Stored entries

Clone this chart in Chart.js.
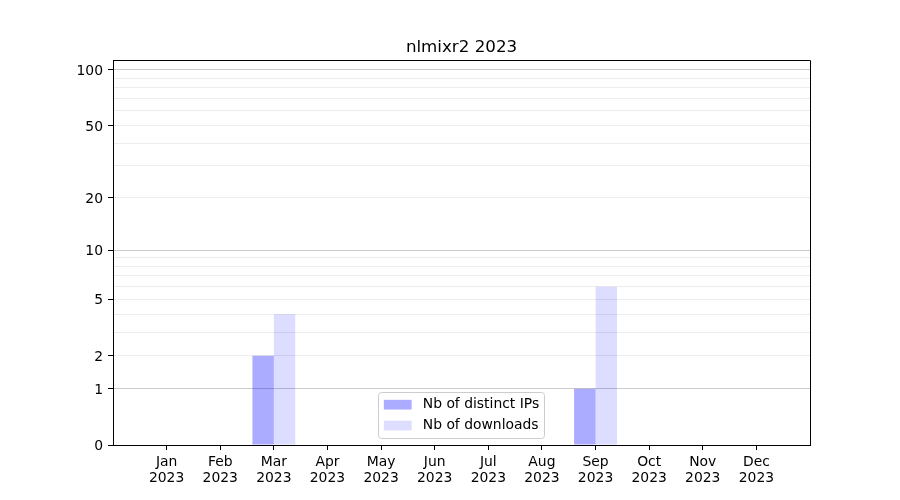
<!DOCTYPE html>
<html>
<head>
<meta charset="utf-8">
<script src="https://cdn.jsdelivr.net/npm/chart.js@4"></script>
<style>body{margin:0;background:#fff}</style>
</head>
<body>
<canvas id="dlGraph" width="900" height="500"></canvas>
<script>
// values
var months = ["Jan","Feb","Mar","Apr","May","Jun","Jul","Aug","Sep","Oct","Nov","Dec"];
var year = "2023";
var ipsData = [0,0,2,0,0,0,0,0,1,0,0,0];
var downloadsData = [0,0,4,0,0,0,0,0,6,0,0,0];
var yLabelTicks = [0,1,2,5,10,20,50,100];
var yMajorGrid = [1,10,100];
var yMinorGrid = [2,3,4,5,6,7,8,9,20,30,40,50,60,70,80,90];
var yMax = 113;

// y axis that maps values through log10(1 + v)
class Log1pScale extends Chart.LinearScale {
    getPixelForValue(v) {
        var a = Math.log10(1 + this.min), b = Math.log10(1 + this.max);
        return this.getPixelForDecimal((Math.log10(1 + v) - a) / (b - a));
    }
    getValueForPixel(p) {
        var a = Math.log10(1 + this.min), b = Math.log10(1 + this.max);
        return Math.pow(10, a + this.getDecimalForPixel(p) * (b - a)) - 1;
    }
}
Log1pScale.id = 'log1p';
Log1pScale.defaults = {};
Chart.register(Log1pScale);

Chart.defaults.font.family = '"DejaVu Sans", sans-serif';
Chart.defaults.color = '#000';

// pad one empty slot on each side like matplotlib's margins
var xLabels = [""].concat(months.map(function(m){ return [m, year]; })).concat([""]);
var ipsSeries = [null].concat(ipsData).concat([null]);
var dlSeries = [null].concat(downloadsData).concat([null]);

var yTickValues = yLabelTicks.concat(yMinorGrid).filter(function(v, i, arr){ return arr.indexOf(v) === i; })
    .sort(function(a, b){ return a - b; });

var frameBox = {
    id: 'frameBox',
    afterDraw: function(chart) {
        var a = chart.chartArea, ctx = chart.ctx;
        ctx.save();
        ctx.strokeStyle = '#000';
        ctx.lineWidth = 1;
        ctx.beginPath();
        ctx.moveTo(Math.round(a.left) + 0.5, Math.round(a.top) + 0.5);
        ctx.lineTo(Math.round(a.right) + 0.5, Math.round(a.top) + 0.5);
        ctx.lineTo(Math.round(a.right) + 0.5, Math.round(a.bottom) + 0.5);
        ctx.stroke();
        ctx.restore();
    }
};

var insideLegend = {
    id: 'insideLegend',
    afterDraw: function(chart) {
        var ctx = chart.ctx, a = chart.chartArea, fs = 13.9;
        var sets = chart.data.datasets;
        ctx.save();
        ctx.font = fs + 'px "DejaVu Sans"';
        var textW = 0;
        sets.forEach(function(d){ textW = Math.max(textW, ctx.measureText(d.label).width); });
        var pad = 0.4 * fs, hw = 2 * fs, hh = 0.7 * fs, gap = 0.8 * fs, rowH = fs, sp = 0.5 * fs;
        var w = pad + hw + gap + textW + pad;
        var h = pad * 2 + sets.length * rowH + (sets.length - 1) * sp;
        var x = (a.left + a.right) / 2 - w / 2, y = a.bottom - 0.5 * fs - h;
        ctx.beginPath();
        ctx.roundRect(Math.round(x) + 0.5, Math.round(y) + 0.5, Math.round(w), Math.round(h), 3);
        ctx.fillStyle = 'rgba(255,255,255,0.8)';
        ctx.fill();
        ctx.strokeStyle = '#cccccc';
        ctx.lineWidth = 1;
        ctx.stroke();
        sets.forEach(function(d, i){
            var cy = y + pad + i * (rowH + sp) + rowH / 2;
            ctx.fillStyle = d.backgroundColor;
            ctx.fillRect(x + pad, cy - hh / 2, hw, hh);
            ctx.fillStyle = '#000';
            ctx.textBaseline = 'middle';
            ctx.textAlign = 'left';
            ctx.fillText(d.label, x + pad + hw + gap, cy);
        });
        ctx.restore();
    }
};

var dlConfig = {
    type: 'bar',
    data: {
        labels: xLabels,
        datasets: [{
            label: 'Nb of distinct IPs',
            data: ipsSeries,
            backgroundColor: 'rgba(0,0,255,0.33)',
            borderWidth: 0
        }, {
            label: 'Nb of downloads',
            data: dlSeries,
            backgroundColor: 'rgba(0,0,255,0.135)',
            borderWidth: 0
        }]
    },
    options: {
        responsive: false,
        animation: false,
        layout: { padding: { left: 0, right: 90, top: 0, bottom: 0 } },
        datasets: { bar: { categoryPercentage: 0.8, barPercentage: 1.0 } },
        scales: {
            x: {
                type: 'category',
                offset: false,
                afterFit: function(s){ s.height = 55; },
                grid: {
                    offset: false,
                    drawOnChartArea: false,
                    tickLength: 5,
                    tickColor: function(c){ return (c.index === 0 || c.index === xLabels.length - 1) ? 'rgba(0,0,0,0)' : '#000'; }
                },
                border: { color: '#000', width: 1 },
                ticks: { autoSkip: false, maxRotation: 0, padding: 4, font: { size: 13.9, lineHeight: 1.15 } }
            },
            y: {
                type: 'log1p',
                min: 0,
                max: yMax,
                bounds: 'data',
                afterFit: function(s){ s.width = 113; },
                afterBuildTicks: function(s){ s.ticks = yTickValues.map(function(v){ return { value: v }; }); },
                grid: {
                    tickLength: 5,
                    lineWidth: 1,
                    color: function(c){
                        var v = c.tick ? c.tick.value : null;
                        if (v === 0) return 'rgba(0,0,0,0)';
                        return yMajorGrid.indexOf(v) >= 0 ? '#cbcbcb' : '#ececec';
                    },
                    tickColor: function(c){
                        return (c.tick && yLabelTicks.indexOf(c.tick.value) >= 0) ? '#000' : 'rgba(0,0,0,0)';
                    }
                },
                border: { color: '#000', width: 1 },
                ticks: {
                    autoSkip: false,
                    padding: 5,
                    labelOffset: 1.5,
                    font: { size: 13.9 },
                    callback: function(v){ return yLabelTicks.indexOf(v) >= 0 ? String(v) : ''; }
                }
            }
        },
        plugins: {
            legend: { display: false },
            tooltip: { enabled: false },
            title: {
                display: true,
                fullSize: false,
                text: 'nlmixr2 2023',
                color: '#000',
                font: { size: 16.7, weight: 'normal', lineHeight: 1.2 },
                padding: { top: 38, bottom: 2 }
            }
        }
    },
    plugins: [frameBox, insideLegend]
};

var dlCtx = document.getElementById("dlGraph");
var dlChart = new Chart(dlCtx, dlConfig);
</script>
</body>
</html>
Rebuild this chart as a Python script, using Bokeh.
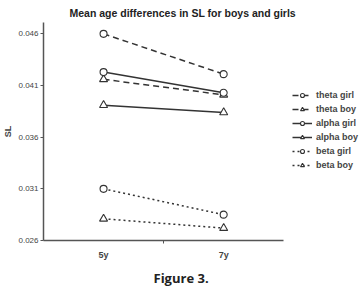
from bokeh.plotting import figure
from bokeh.models import Legend, LegendItem, FixedTicker, Title
from bokeh.embed import file_html
from bokeh.resources import INLINE

ages = ["5y", "7y"]
theta_girl = [0.0460, 0.0421]
theta_boy = [0.0416, 0.0401]
alpha_girl = [0.0423, 0.0403]
alpha_boy = [0.0391, 0.0384]
beta_girl = [0.0310, 0.0285]
beta_boy = [0.0281, 0.0272]
y_ticks = [0.026, 0.031, 0.036, 0.041, 0.046]

FONT = "Liberation Sans"
INK = "#333333"

# category positions on a linear scale (one unit per category, centred at i + 0.5)
xpos = [i + 0.5 for i in range(len(ages))]
n_cat = len(ages)

p = figure(width=359, height=291, x_range=(0, n_cat * 317 / 241), y_range=(0.026, 0.0471),
           output_backend="svg", toolbar_location=None,
           min_border_left=42, min_border_right=0, min_border_top=22, min_border_bottom=48)
p.outline_line_color = None
p.xgrid.visible = False
p.ygrid.visible = False

p.yaxis.ticker = FixedTicker(ticks=y_ticks)
p.yaxis.major_label_overrides = {t: f"{t:.3f}" for t in y_ticks}
p.yaxis.minor_tick_line_color = None
p.yaxis.major_tick_in = 0
p.yaxis.major_tick_out = 3
p.yaxis.major_label_standoff = 2
p.yaxis.major_label_text_font = FONT
p.yaxis.major_label_text_font_size = "8px"
p.yaxis.major_label_text_color = "#444444"
p.yaxis.axis_label = "SL"
p.yaxis.axis_label_text_font = FONT
p.yaxis.axis_label_text_font_style = "bold"
p.yaxis.axis_label_text_font_size = "9px"
p.yaxis.axis_label_standoff = 2

p.xaxis.ticker = FixedTicker(ticks=xpos, minor_ticks=[1.0])
p.xaxis.major_label_overrides = {x: a for x, a in zip(xpos, ages)}
p.xaxis.bounds = (0, n_cat)
p.xaxis.major_tick_line_color = None
p.xaxis.minor_tick_line_color = "#555555"
p.xaxis.minor_tick_in = 0
p.xaxis.minor_tick_out = 3
p.xaxis.major_label_text_font = FONT
p.xaxis.major_label_text_font_style = "bold"
p.xaxis.major_label_text_font_size = "9px"
p.xaxis.major_label_standoff = 3
for ax in (p.xaxis, p.yaxis):
    ax.axis_line_color = "#555555"
    ax.axis_line_width = 1.5
p.yaxis.major_tick_line_color = "#555555"

series = [
    ("theta girl", theta_girl, "circle", "dashed"),
    ("theta boy", theta_boy, "triangle", "dashed"),
    ("alpha girl", alpha_girl, "circle", "solid"),
    ("alpha boy", alpha_boy, "triangle", "solid"),
    ("beta girl", beta_girl, "circle", "dotted"),
    ("beta boy", beta_boy, "triangle", "dotted"),
]
dash_map = {"dashed": "6 4", "solid": "solid", "dotted": "2 3"}
items = []
for name, vals, marker, dash in series:
    r1 = p.line(xpos, vals, line_color=INK, line_width=1.5, line_dash=dash_map[dash])
    r2 = p.scatter(xpos, vals, marker=marker, size=8 if marker == "triangle" else 7,
                   line_color=INK, fill_color="white", line_width=1.1)
    items.append(LegendItem(label=name, renderers=[r1, r2]))

legend = Legend(items=items, location=(249, 70), background_fill_alpha=0,
                border_line_color=None, label_text_font=FONT, label_text_font_style="bold",
                label_text_font_size="9px", label_height=10, glyph_height=10, glyph_width=20,
                spacing=4, padding=0, margin=0, label_standoff=4)
p.add_layout(legend)

p.title = Title(text="Mean age differences in SL for boys and girls", align="left",
                offset=26, text_font=FONT, text_font_style="bold", text_font_size="10.5px",
                text_color="#222222", standoff=7)
p.add_layout(Title(text="Figure 3.", align="left", offset=110, text_font="Open Sans",
                   text_font_style="bold", text_font_size="13px", text_color="#222222",
                   standoff=9), "below")

open("out.html", "w").write(file_html(p, INLINE))
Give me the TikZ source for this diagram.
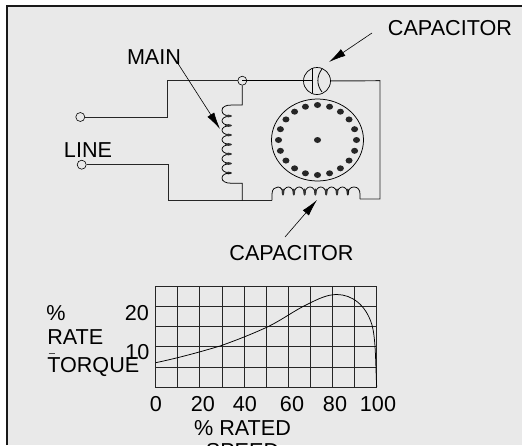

→ WHAT IS EXPECTED:
Gather every line from the listing above in which the word "script" appears.

→ RESULT FOR THIS TASK:
<script src="https://cdn.jsdelivr.net/npm/chart.js@4"></script>
<script>
</script>
Rebuild this chart as a Python script, using Bokeh.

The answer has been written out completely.